You were probably thinking this was going to be a really sweet story about how wonderful my sister and I are, and we are. We’re like lotus flowers, growing out of a murky mess and turning into something beautiful (totally cliché, but true). My sister knows me in a way that no other person on this planet will ever know and vice versa.
I don’t want anyone thinking we had a horrible childhood or a bad family because we have a wonderful family. We just were affected by life’s ugly circumstances, just like everyone else.
The thought that I am about to share is a thought I had often growing up and it is a thought that I am deeply ashamed of. For a small, but frankly too long, period of my life I was seriously determined to get the hell out of dodge and condemn my sister from my life.
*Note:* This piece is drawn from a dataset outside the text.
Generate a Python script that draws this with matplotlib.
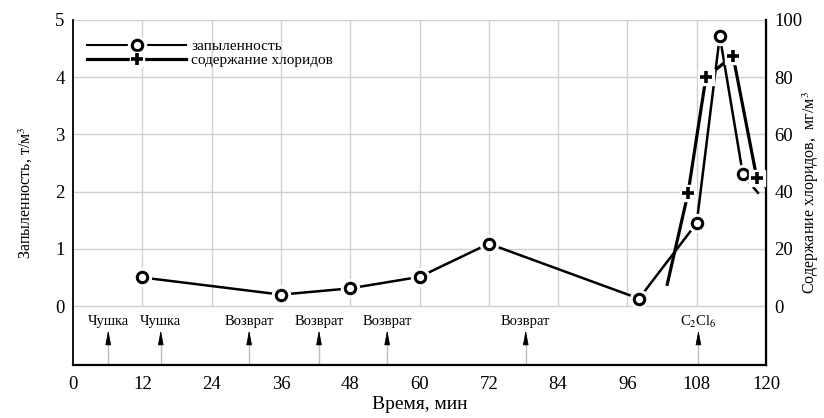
import matplotlib
matplotlib.use('Agg')
import matplotlib.pyplot as plt
from matplotlib.lines import Line2D
from matplotlib.legend_handler import HandlerTuple
import numpy as np

plt.rcParams['font.family'] = ['Liberation Serif', 'DejaVu Serif']
plt.rcParams['mathtext.fontset'] = 'stix'

# data
dust_x = [12, 36, 48, 60, 72, 98, 108, 112, 116, 118.6]
dust_y = [0.50, 0.20, 0.31, 0.51, 1.09, 0.13, 1.45, 4.72, 2.30, 1.98]
dust_marked = 9  # first n points carry a marker

chl_x = [102.9, 106.5, 109.6, 114.3, 118.4, 119.8]
chl_y = [7.6, 39.5, 80.0, 87.4, 44.8, 42.0]
chl_marked = [1, 2, 3, 4]

event_x = [6.1, 15.2, 30.5, 42.6, 54.4, 78.4, 108.3]
event_labels = ['Чушка', 'Чушка', 'Возврат', 'Возврат', 'Возврат', 'Возврат',
                r'C$_2$Cl$_6$']

x_ticks = list(range(0, 121, 12))
left_ticks = [0, 1, 2, 3, 4, 5]
right_ticks = [0, 20, 40, 60, 80, 100]

YMIN = -1.03
SCALE = 20  # right axis units per left unit

fig = plt.figure(figsize=(8.24, 4.18), dpi=100)
ax = fig.add_axes([73 / 824, 1 - 365 / 418, (766 - 73) / 824, (365 - 20) / 418])
ax.set_xlim(0, 120)
ax.set_ylim(YMIN, 5)
ax2 = ax.twinx()
ax2.set_ylim(YMIN * SCALE, 5 * SCALE)

# grid only above zero
grid_c = '#d0d0d0'
ax.vlines(x_ticks[1:-1], 0, 5, color=grid_c, lw=1, zorder=0)
ax.hlines(left_ticks, 0, 120, color=grid_c, lw=1, zorder=0)

# event arrows
for x, lab in zip(event_x, event_labels):
    ax.plot([x, x], [YMIN, -0.62], color='#bdbdbd', lw=1, zorder=1)
    ax.annotate('', xy=(x, -0.42), xytext=(x, -0.66),
                arrowprops=dict(arrowstyle='-|>,head_length=0.9,head_width=0.17',
                                color='black', lw=0.6, shrinkA=0, shrinkB=0))
    ax.text(x, -0.27, lab, ha='center', va='center', fontsize=10.5)

# dust series
ax.plot(dust_x, dust_y, color='black', lw=1.8, zorder=3)
ax.plot(dust_x[:dust_marked], dust_y[:dust_marked], ls='none', marker='o',
        ms=13, mfc='white', mec='white', zorder=4)
ax.plot(dust_x[:dust_marked], dust_y[:dust_marked], ls='none', marker='o',
        ms=7.5, mfc='white', mec='black', mew=2.2, zorder=5)

# chloride series
ax2.plot(chl_x, chl_y, color='black', lw=2.3, zorder=3)
mx = [chl_x[i] for i in chl_marked]
my = [chl_y[i] for i in chl_marked]
ax2.plot(mx, my, ls='none', marker='s', ms=11, mfc='white', mec='white', zorder=4)
ax2.plot(mx, my, ls='none', marker='+', ms=8, mec='black', mew=2.6, zorder=5)

# axes styling
for a in (ax, ax2):
    a.spines['top'].set_visible(False)
    a.tick_params(length=0, labelsize=13.5, pad=6)
ax.spines['left'].set_linewidth(1.3)
ax.spines['bottom'].set_linewidth(1.6)
ax2.spines['right'].set_linewidth(1.6)
ax2.spines['left'].set_visible(False)
ax2.spines['bottom'].set_visible(False)
ax.set_xticks(x_ticks)
ax.set_yticks(left_ticks)
ax2.set_yticks(right_ticks)
ax.tick_params(axis='x', pad=8)

ax.set_xlabel('Время, мин', fontsize=14, labelpad=2)
ax.set_ylabel('Запыленность, т/м$^3$', fontsize=11.5)
ax.yaxis.set_label_coords(-0.055, 0.5)
ax2.set_ylabel('Содержание хлоридов,  мг/м$^3$', fontsize=11.5)
ax2.yaxis.set_label_coords(1.05, 0.5)

# legend
h1 = (Line2D([], [], color='black', lw=1.5),
      Line2D([], [], ls='none', marker='o', ms=13, mfc='white', mec='white'),
      Line2D([], [], ls='none', marker='o', ms=7.5, mfc='white', mec='black', mew=2.2))
h2 = (Line2D([], [], color='black', lw=2.3),
      Line2D([], [], ls='none', marker='s', ms=10, mfc='white', mec='white'),
      Line2D([], [], ls='none', marker='+', ms=8, mec='black', mew=2.6))
leg = ax2.legend([h1, h2], ['запыленность', 'содержание хлоридов'],
                 handler_map={tuple: HandlerTuple(ndivide=1)},
                 loc='upper left', bbox_to_anchor=(0.005, 0.975), frameon=False,
                 fontsize=11, handlelength=6.5, handletextpad=0.3,
                 labelspacing=0.05, borderpad=0.2)

fig.savefig('out.png', dpi=100)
I was convinced she was going to grow up and take advantage of everyone and ruin my life. I’m horribly ashamed even now, writing it and thinking about what people may think. I know it was a horrible thought. I had no hope for my baby sister and what kind of sister does that make me?
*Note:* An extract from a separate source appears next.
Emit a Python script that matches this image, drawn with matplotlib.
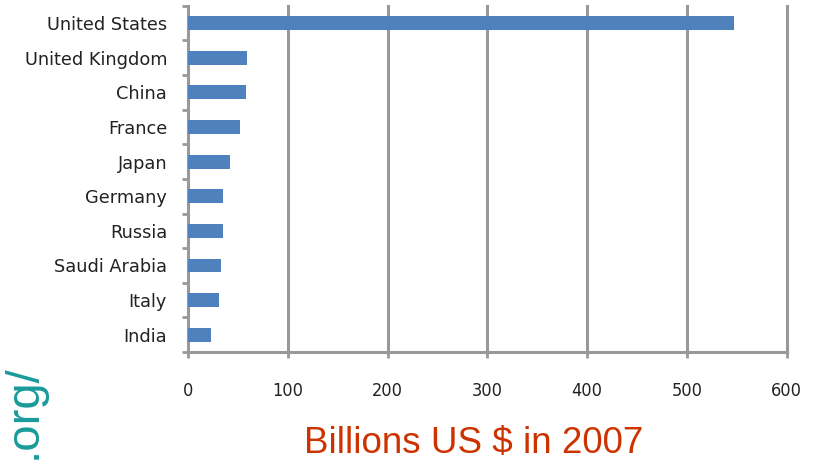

As the years went on things started to change and it was like the uneven tectonic plates of which our lives were precariously placed had slowly shifted and evened out. With that shift came clearer skies and revelations. My sister still remains to look up to me and it is comforting after all these years. However, I need to say something about that which I’ve yet to share with anyone until now. See, the truth about all of this is that I look up to my sister. She’s one of the biggest role models in my life. I kept thinking “How can I look up to someone who is younger than me?” But why does it matter? Any person that crosses paths in our lives is going to have some sort of impact, be it deep and fundamental, or minute and unnoticeable.
My sister and I have many similarities, but there are many aspects of ourselves to which we diverge. It’s a game of balance, really. There are qualities to my sister that, though originally caused jealousy and resentment, now create awe and inspiration. I can only assume the same goes for her.
The lesson, though there are many, is that you don’t get to decide who changes your life. You don’t get to decide who changes you because life is funky like that and rarely ever are we actually in control of what happens. The person who changes your life in a moment, be it in a good way or a bad way, may not even know what they are doing. They may not even realize the plates shifting and the air churning, but it is all there. It is there all the time.
My sister is one of my best friends and one of my closest confidantes. She’s lively and lazy, imaginative and practical. She’s many things I’m not and many things I am too. The confidence I have that she is going to do so many wonderful things in her life make me proud and excited for the future. Our relationship wasn’t always good, and really it was more complicated that I can put into words, but we had always been close. And I think the fact that we had more in common than we realized has helped set the stage for positive change.
Even now as she is watching Edward Scissorhands on her phone across from me I'm thinking how lucky I am to have a sister like Grace. I know that when we grow up and lead our own dizzying adult lives I know my sister will be there for every monumental moment of our lives and the feeling that comes from that thought is not fear or disgust. It’s excitement. It is unconditional love.